I want to compute this integral $$I=\sum_{k=0}^{+\infty} H^k \int_0^t \frac{ u^{(k+1)\alpha-1}}{\Gamma(1-\alpha)\Gamma((k+1)\alpha)}(t-u)^{-\alpha}du$$ With $\alpha\in(0,1)$, $H\in\mathbb{R}^{m\times m}$, $t>0$ and $\Gamma$ is a gamma function $(n!=\Gamma(n+1))$.
So I said if I can put $v=(t-u)^{-\alpha}$, then,
If $u=0\Rightarrow v=t^{-\alpha}$. $\hspace{2em}$ If $u=t \Rightarrow v=0$.
The problem is as follows:
$$v=(t-u)^{-\alpha} \quad \Rightarrow \quad dv=\alpha(t-u)^{-\alpha-1}du\quad\Rightarrow\quad du=\frac{1}{\alpha} v^{\alpha(\alpha+1)}dv $$ or $$v^\alpha=(t-u)\quad \Rightarrow \quad d(v^\alpha)=d(t-u)\quad\Rightarrow\quad du=-\alpha v^{\alpha-1}dv $$ Thank you to share with me your knowledge. best regards;
Your problem results from a simple mistake: Note that $(x^{-\alpha})^\alpha = x$ is wrong and you have to use $(x^{-\alpha})^{-1/\alpha} = x$ instead.
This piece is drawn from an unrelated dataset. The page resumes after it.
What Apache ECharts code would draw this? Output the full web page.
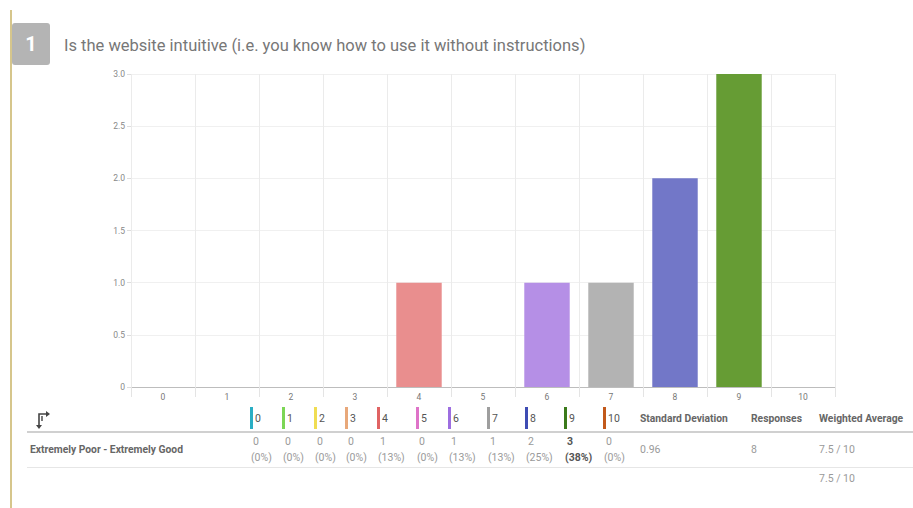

Then you will find $$ v = (t-u)^{-\alpha} ~ \Rightarrow ~ \mathrm{d} v = \alpha (t-u)^{-\alpha -1} \mathrm{d} u ~ \Rightarrow ~ \mathrm{d} u = \frac{1}{\alpha} (t-u)^{\alpha + 1} \mathrm{d}v ~ \Rightarrow ~ \mathrm{d} u = \frac{1}{\alpha} v^{\color{red}{-} \frac{\alpha+1}{\color{red}{\alpha}}} \mathrm{d} v $$ and $$ v = (t-u)^{-\alpha} ~ \Rightarrow ~ v^{\color{red}{-\frac{1}{\alpha}}} = t - u ~ \Rightarrow ~ -\frac{1}{\alpha} v^{-\frac{1}{\alpha} - 1} \mathrm{d} v = - \mathrm{d} u ~ \Rightarrow ~ \mathrm{d} u = \frac{1}{\alpha} v^{-\frac{\alpha + 1}{\alpha}} \mathrm{d} v \, . $$ Now both ways lead to the same, correct result.
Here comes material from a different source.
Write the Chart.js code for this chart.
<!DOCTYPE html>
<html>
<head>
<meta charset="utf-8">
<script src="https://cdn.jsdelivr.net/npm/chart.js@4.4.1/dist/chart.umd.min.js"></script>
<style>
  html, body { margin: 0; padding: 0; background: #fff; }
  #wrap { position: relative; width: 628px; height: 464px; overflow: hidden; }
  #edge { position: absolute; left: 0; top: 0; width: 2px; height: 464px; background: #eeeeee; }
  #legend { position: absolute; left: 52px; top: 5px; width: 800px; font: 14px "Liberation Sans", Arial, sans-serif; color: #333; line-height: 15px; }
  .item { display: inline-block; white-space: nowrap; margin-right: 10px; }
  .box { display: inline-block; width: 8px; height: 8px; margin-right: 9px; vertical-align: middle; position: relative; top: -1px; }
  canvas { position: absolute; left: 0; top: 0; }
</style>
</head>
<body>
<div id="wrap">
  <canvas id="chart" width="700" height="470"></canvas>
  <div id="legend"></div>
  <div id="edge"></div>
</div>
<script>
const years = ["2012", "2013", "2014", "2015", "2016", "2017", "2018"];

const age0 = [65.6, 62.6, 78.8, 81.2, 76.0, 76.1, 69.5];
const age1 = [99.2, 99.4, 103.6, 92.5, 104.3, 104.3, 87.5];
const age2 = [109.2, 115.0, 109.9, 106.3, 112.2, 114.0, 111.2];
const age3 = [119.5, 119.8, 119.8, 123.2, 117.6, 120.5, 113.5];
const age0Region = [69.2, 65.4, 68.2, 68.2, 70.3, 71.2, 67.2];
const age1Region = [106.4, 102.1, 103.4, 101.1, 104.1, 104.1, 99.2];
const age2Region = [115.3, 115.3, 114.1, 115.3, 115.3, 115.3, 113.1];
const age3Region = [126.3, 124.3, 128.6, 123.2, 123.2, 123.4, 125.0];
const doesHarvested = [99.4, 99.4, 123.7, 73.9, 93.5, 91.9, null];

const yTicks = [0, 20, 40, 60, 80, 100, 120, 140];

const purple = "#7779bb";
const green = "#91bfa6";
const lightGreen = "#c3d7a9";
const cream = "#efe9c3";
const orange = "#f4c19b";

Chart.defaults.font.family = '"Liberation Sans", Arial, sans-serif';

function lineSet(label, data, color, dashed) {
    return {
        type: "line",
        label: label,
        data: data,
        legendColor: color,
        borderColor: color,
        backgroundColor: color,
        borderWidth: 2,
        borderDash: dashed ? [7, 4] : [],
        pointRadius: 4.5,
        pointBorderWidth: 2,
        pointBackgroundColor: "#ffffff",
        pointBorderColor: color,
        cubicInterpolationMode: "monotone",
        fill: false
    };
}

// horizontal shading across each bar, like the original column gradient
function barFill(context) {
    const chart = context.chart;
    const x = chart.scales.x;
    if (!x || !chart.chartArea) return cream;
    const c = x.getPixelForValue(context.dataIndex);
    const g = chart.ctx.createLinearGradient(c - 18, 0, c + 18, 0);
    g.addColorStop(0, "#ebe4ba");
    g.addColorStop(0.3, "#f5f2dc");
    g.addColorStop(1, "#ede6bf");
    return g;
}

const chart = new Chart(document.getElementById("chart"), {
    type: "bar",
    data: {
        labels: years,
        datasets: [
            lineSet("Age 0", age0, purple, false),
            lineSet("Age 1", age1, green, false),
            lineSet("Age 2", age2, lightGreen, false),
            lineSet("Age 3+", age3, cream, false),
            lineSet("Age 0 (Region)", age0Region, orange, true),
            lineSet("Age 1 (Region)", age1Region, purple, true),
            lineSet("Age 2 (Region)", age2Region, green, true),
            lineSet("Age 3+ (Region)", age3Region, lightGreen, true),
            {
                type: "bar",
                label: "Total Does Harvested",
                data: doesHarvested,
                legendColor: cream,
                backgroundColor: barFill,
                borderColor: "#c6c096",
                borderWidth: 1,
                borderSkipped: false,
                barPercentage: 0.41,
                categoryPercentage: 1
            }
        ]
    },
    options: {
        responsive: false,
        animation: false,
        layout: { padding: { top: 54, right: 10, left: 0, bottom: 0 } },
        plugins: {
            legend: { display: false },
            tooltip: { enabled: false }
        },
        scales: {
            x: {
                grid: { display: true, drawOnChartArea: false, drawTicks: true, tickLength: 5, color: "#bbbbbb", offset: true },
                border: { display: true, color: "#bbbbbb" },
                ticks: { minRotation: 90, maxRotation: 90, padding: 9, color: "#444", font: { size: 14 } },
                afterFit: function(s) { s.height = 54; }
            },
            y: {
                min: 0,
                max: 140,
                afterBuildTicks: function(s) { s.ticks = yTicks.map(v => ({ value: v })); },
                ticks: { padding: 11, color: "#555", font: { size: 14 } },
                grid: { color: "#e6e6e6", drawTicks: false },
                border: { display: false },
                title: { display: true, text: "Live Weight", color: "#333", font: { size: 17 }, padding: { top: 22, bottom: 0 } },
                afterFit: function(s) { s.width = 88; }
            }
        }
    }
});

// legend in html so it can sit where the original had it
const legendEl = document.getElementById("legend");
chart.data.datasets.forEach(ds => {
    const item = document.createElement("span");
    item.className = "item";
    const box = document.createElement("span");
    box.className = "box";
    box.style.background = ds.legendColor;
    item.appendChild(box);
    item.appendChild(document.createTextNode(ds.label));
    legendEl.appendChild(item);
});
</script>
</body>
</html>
One of your new limits of integration is not correct as well: If you put $u = t$ in $v = (t-u)^{- \alpha}$, you get $v = \infty$ and not $v = 0$ .
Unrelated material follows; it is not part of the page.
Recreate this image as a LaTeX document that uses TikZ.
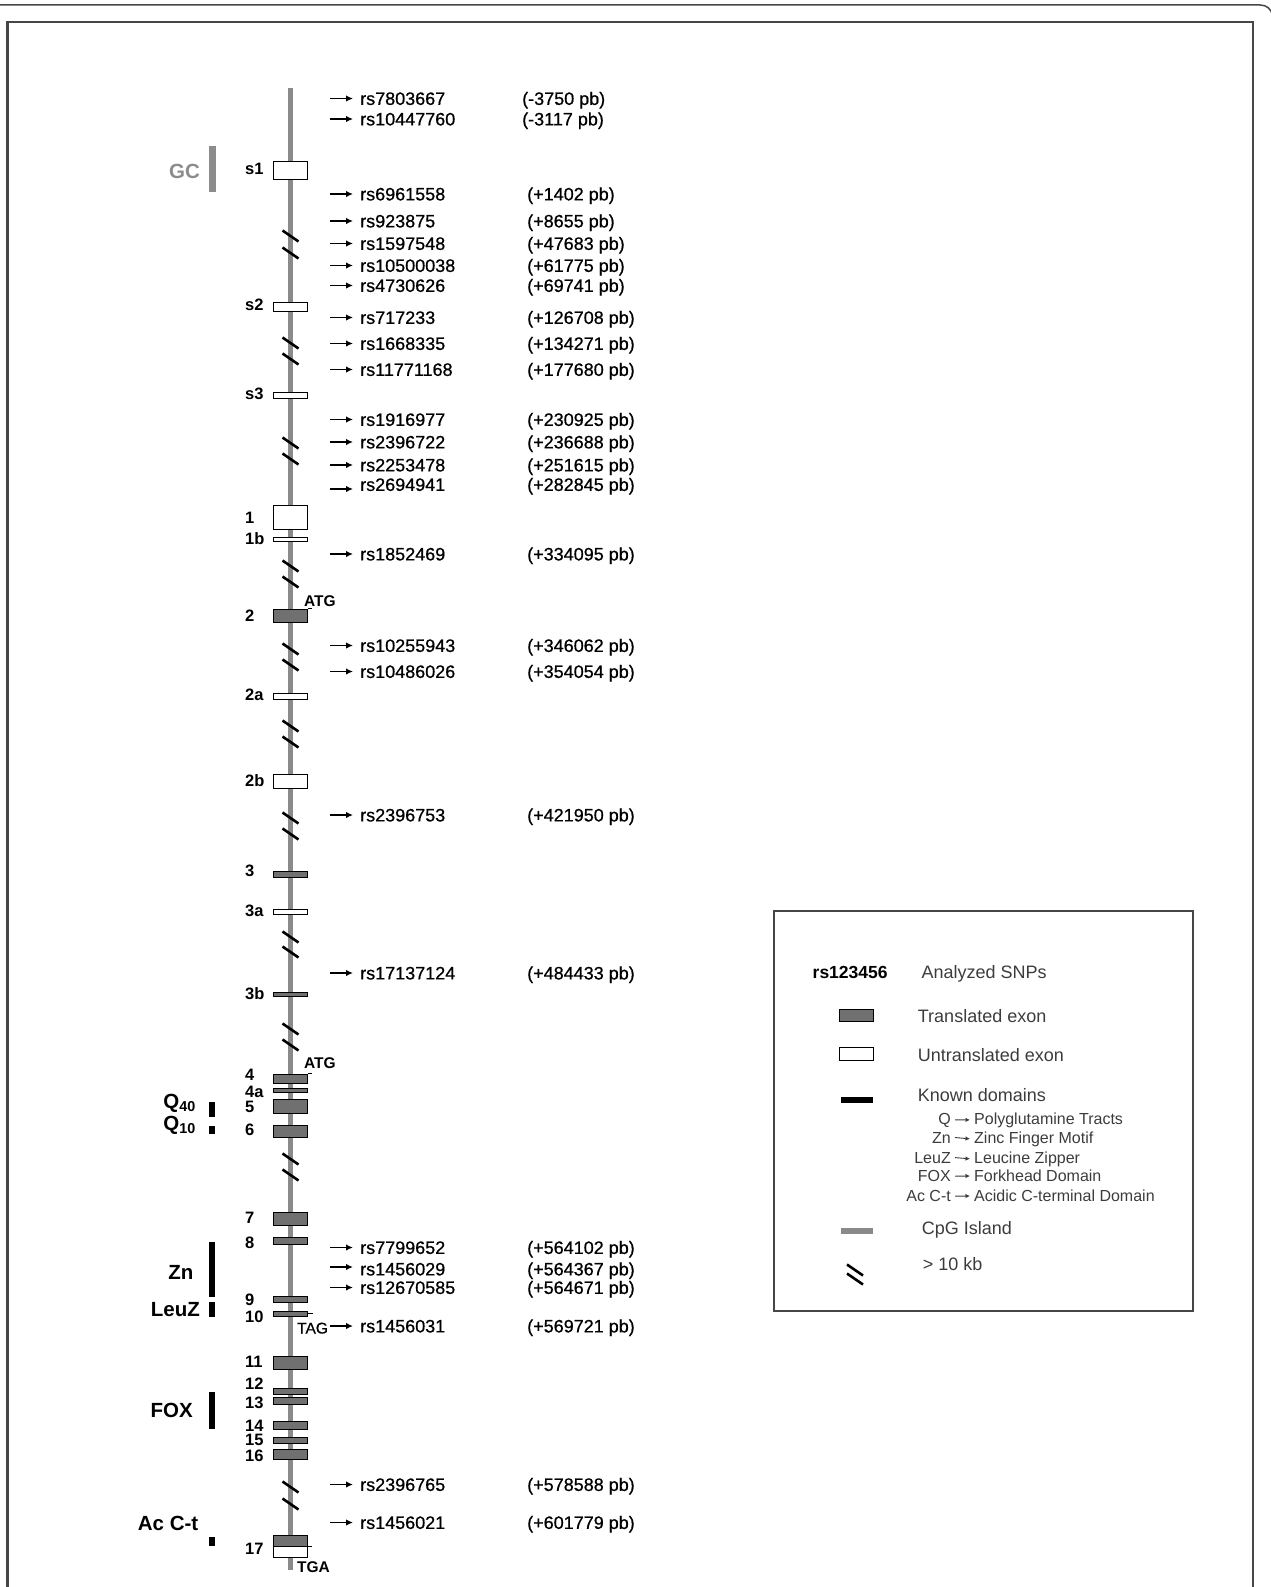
\documentclass[tikz,border=0pt]{standalone}
\usepackage{fontspec}
\setmainfont{Liberation Sans}
\newfontfamily\snpfam{Liberation Sans}[FakeBold=0.7]
\usetikzlibrary{arrows.meta}
\definecolor{lineg}{RGB}{138,138,138}
\definecolor{exg}{RGB}{112,112,112}
\definecolor{legtxt}{RGB}{60,60,60}
\definecolor{gcg}{RGB}{140,140,140}
\definecolor{framec}{RGB}{70,70,70}
\begin{document}
\begin{tikzpicture}[x=1pt,y=-1pt,
  snptxt/.style={font=\snpfam\fontsize{18}{21}\selectfont, inner sep=0pt, anchor=base west},
  exlab/.style={font=\fontsize{16.5}{19}\selectfont\bfseries, inner sep=0pt, anchor=base west},
  domlab/.style={font=\fontsize{20.5}{24}\selectfont\bfseries, inner sep=0pt, anchor=base east},
  codonb/.style={font=\fontsize{15.5}{18}\selectfont\bfseries, inner sep=0pt, anchor=base west},
  codonr/.style={font=\snpfam\fontsize{15.5}{18}\selectfont, inner sep=0pt, anchor=base west},
  legtext/.style={font=\fontsize{18}{21}\selectfont, text=legtxt, inner sep=0pt, anchor=base west},
  legsub/.style={font=\fontsize{16}{19}\selectfont, text=legtxt, inner sep=0pt},
  snparrow/.style={line width=1.7pt, -{Latex[length=7pt,width=6.5pt]}},
  legarrow/.style={line width=0.9pt, legtxt, -{Latex[length=4.5pt,width=4.5pt]}},
  brk/.style={line width=2.6pt, black},
  exon/.style={draw=black, line width=0.8pt, minimum width=34pt, inner sep=0pt, rectangle},
]
\useasboundingbox (0,0) rectangle (1271,1587);
% frames
\draw[line width=1.5pt, framec] (0,5) -- (1260,5) .. controls (1267,5) and (1271,9) .. (1273,16);
\draw[line width=2.5pt, framec] (7.5,1600) -- (7.5,22) -- (1253,22) -- (1253,1600);

% backbone
\coordinate (gtop) at (290.5,88);
\coordinate (gbot) at (290.5,1570);
\draw[line width=5pt, lineg] (gtop) -- (gbot);

% break marks
\foreach \y in {236,253,343,359,443,459,566,582,649,665,726,742,818,834,937,952,1029,1045,1159,1175,1487,1504}
  \draw[brk] (282.5,\y-5.5) -- (298.5,\y+5.5);

% exons
\foreach \n/\t/\b/\f in {s1/161/179/white, s2/302/311/white, s3/392/398/white, 1/505/529/white,
  1b/537/541/white, 2/609/622/exg, 2a/693/699/white, 2b/774/788/white, 3/871/877/exg,
  3a/909/914/white, 3b/992/996/exg, 4/1074/1083/exg, 4a/1088/1092/exg, 5/1099/1113/exg,
  6/1125/1137/exg, 7/1212/1225/exg, 8/1237/1244/exg, 9/1296/1302/exg, 10/1311/1316/exg,
  11/1356/1369/exg, 12/1388/1394/exg, 13/1397/1404/exg, 14/1421/1429/exg, 15/1437/1443/exg,
  16/1449/1459/exg, 17/1535/1546/exg, 17u/1546/1557/white}
  \node[exon, fill=\f, minimum height={(\b-\t)*1pt}] (e\n) at (290.5,{(\t+\b)/2}) {};

% codon ticks
\draw[line width=1pt] (e2.north east) -- ++(4,0);
\draw[line width=1pt] (e4.north east) -- ++(4,0);
\draw[line width=1pt] (e10.east) -- ++(5,0);
\draw[line width=1pt] (e17.south east) -- ++(4,0);
\node[codonb] (atg1) at (304,606.5) {ATG};
\node[codonb] (atg2) at (304,1068.5) {ATG};
\node[codonr] (tag) at (297,1333.5) {TAG};
\node[codonb] (tga) at (297,1572) {TGA};

% exon labels
\foreach \l/\y in {s1/169, s2/305, s3/394, 1/518, 1b/539, 2/616, 2a/695, 2b/781, 3/871, 3a/911,
  3b/994, 4/1075, 4a/1092, 5/1107, 6/1130, 7/1218, 8/1243, 9/1300, 10/1317, 11/1362,
  12/1384, 13/1403, 14/1426, 15/1440, 16/1456, 17/1549}
  \node[exlab] (lab\l) at (245,\y+5.9) {\l};

% SNPs
\foreach \y/\n/\p/\px/\ay [count=\i] in {
  98.5/rs7803667/{(-3750 pb)}/522/98.5,
  119/rs10447760/{(-3117 pb)}/522/119,
  194/rs6961558/{(+1402 pb)}/527/194,
  221/rs923875/{(+8655 pb)}/527/221,
  243.5/rs1597548/{(+47683 pb)}/527/243.5,
  265.5/rs10500038/{(+61775 pb)}/527/265.5,
  285.5/rs4730626/{(+69741 pb)}/527/285.5,
  317.5/rs717233/{(+126708 pb)}/527/317.5,
  343.5/rs1668335/{(+134271 pb)}/527/343.5,
  369.5/rs11771168/{(+177680 pb)}/527/369.5,
  419.5/rs1916977/{(+230925 pb)}/527/419.5,
  442/rs2396722/{(+236688 pb)}/527/442,
  465/rs2253478/{(+251615 pb)}/527/465,
  484.5/rs2694941/{(+282845 pb)}/527/489,
  554/rs1852469/{(+334095 pb)}/527/554,
  645.5/rs10255943/{(+346062 pb)}/527/645.5,
  671.5/rs10486026/{(+354054 pb)}/527/671.5,
  815/rs2396753/{(+421950 pb)}/527/815,
  973/rs17137124/{(+484433 pb)}/527/973,
  1247.5/rs7799652/{(+564102 pb)}/527/1247.5,
  1269/rs1456029/{(+564367 pb)}/527/1267,
  1287.5/rs12670585/{(+564671 pb)}/527/1287.5,
  1326/rs1456031/{(+569721 pb)}/527/1326,
  1484.5/rs2396765/{(+578588 pb)}/527/1484.5,
  1522.5/rs1456021/{(+601779 pb)}/527/1522.5}{
  \node[snptxt] (snp\i) at (360,\y+6.4) {\n};
  \node[snptxt] (pb\i) at (\px,\y+6.4) {\p};
  \coordinate (sa\i) at (330,\ay);
  \coordinate (sb\i) at (353,\ay);
  \draw[snparrow] (sa\i) -- (sb\i);
}

% domains
\fill[gcg] (209,146) rectangle (215.5,192);
\node[domlab, text=gcg] (dGC) at (200,171+7.3) {GC};
\fill (209,1102) rectangle (215,1117);
\node[domlab] (dQ40) at (196,1101+7.3) {Q\textsubscript{40}};
\fill (209,1126) rectangle (215,1134);
\node[domlab] (dQ10) at (196,1123+7.3) {Q\textsubscript{10}};
\fill (208.5,1242) rectangle (215,1297);
\node[domlab] (dZn) at (193.5,1272+7.3) {Zn};
\fill (208.5,1302) rectangle (215,1317);
\node[domlab] (dLeuZ) at (200,1309+7.3) {LeuZ};
\fill (208.5,1392) rectangle (214.5,1429);
\node[domlab] (dFOX) at (193,1410+7.3) {FOX};
\fill (208.5,1537) rectangle (214.5,1546);
\node[domlab] (dAc) at (198.5,1523+7.3) {Ac C-t};

% legend
\node[draw=framec, line width=1.5pt, minimum width=419pt, minimum height=400pt, inner sep=0pt] (legend) at (983.5,1111) {};
\node[font=\fontsize{17.5}{21}\selectfont\bfseries, inner sep=0pt, anchor=base west] (lrs) at (812.5,978) {rs123456};
\node[legtext] (l1) at (921.5,978) {Analyzed SNPs};
\node[exon, fill=exg, minimum height=12pt] (lt) at (856.5,1015) {};
\node[legtext] (l2) at (917.7,1022.4) {Translated exon};
\node[exon, fill=white, minimum height=13.5pt] (lu) at (856.5,1054) {};
\node[legtext] (l3) at (917.7,1061.4) {Untranslated exon};
\fill (840.7,1097) rectangle (873.3,1103);
\node[legtext] (l4) at (917.7,1101.4) {Known domains};
\foreach \a/\b/\y [count=\j] in {Q/Polyglutamine Tracts/1118.3, Zn/Zinc Finger Motif/1137.3,
  LeuZ/Leucine Zipper/1157.3, FOX/Forkhead Domain/1176, Ac C-t/Acidic C-terminal Domain/1196}{
  \node[legsub, anchor=base east] (ka\j) at (951,\y+5.7) {\a};
  \node[legsub, anchor=base west] (kb\j) at (974,\y+5.7) {\b};
  \draw[legarrow] ([xshift=4pt]ka\j.east) -- ([xshift=-4pt]kb\j.west);
}
\fill[lineg] (840.7,1228) rectangle (873.3,1233.5);
\node[legtext] (l5) at (921.7,1234.4) {CpG Island};
\draw[brk] (847,1264.5) -- (863,1275.5);
\draw[brk] (847,1273.5) -- (863,1284.5);
\node[legtext] (l6) at (922.7,1270.7) {> 10 kb};
\end{tikzpicture}
\end{document}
As for the integral itself, using Shashi's substitution is a lot easier. If you set $u = t x$, you will obtain \begin{align} \int \limits_0^t u^{(k+1)\alpha - 1} (t-u)^{-\alpha} \, \mathrm{d} u &= t^{\alpha k} \int \limits_0^1 x^{(k+1)\alpha - 1} (1-x)^{-\alpha} \, \mathrm{d} x = t^{\alpha k} \operatorname{B} ((k+1) \alpha, 1 - \alpha) \\ &= t^{\alpha k} \frac{\Gamma ((k+1) \alpha) \Gamma(1-\alpha)}{\Gamma(1 + \alpha k)} \end{align} with the beta function $\operatorname{B}$. Your series now becomes $$ I = \sum \limits_{k = 0}^\infty \frac{(t^{\alpha} H)^k}{\Gamma(1+\alpha k)} = \operatorname{E}_{\alpha,1} (t^\alpha H) \, .$$ $\operatorname{E}_{\alpha,\beta}$ is called Mittag-Leffler function.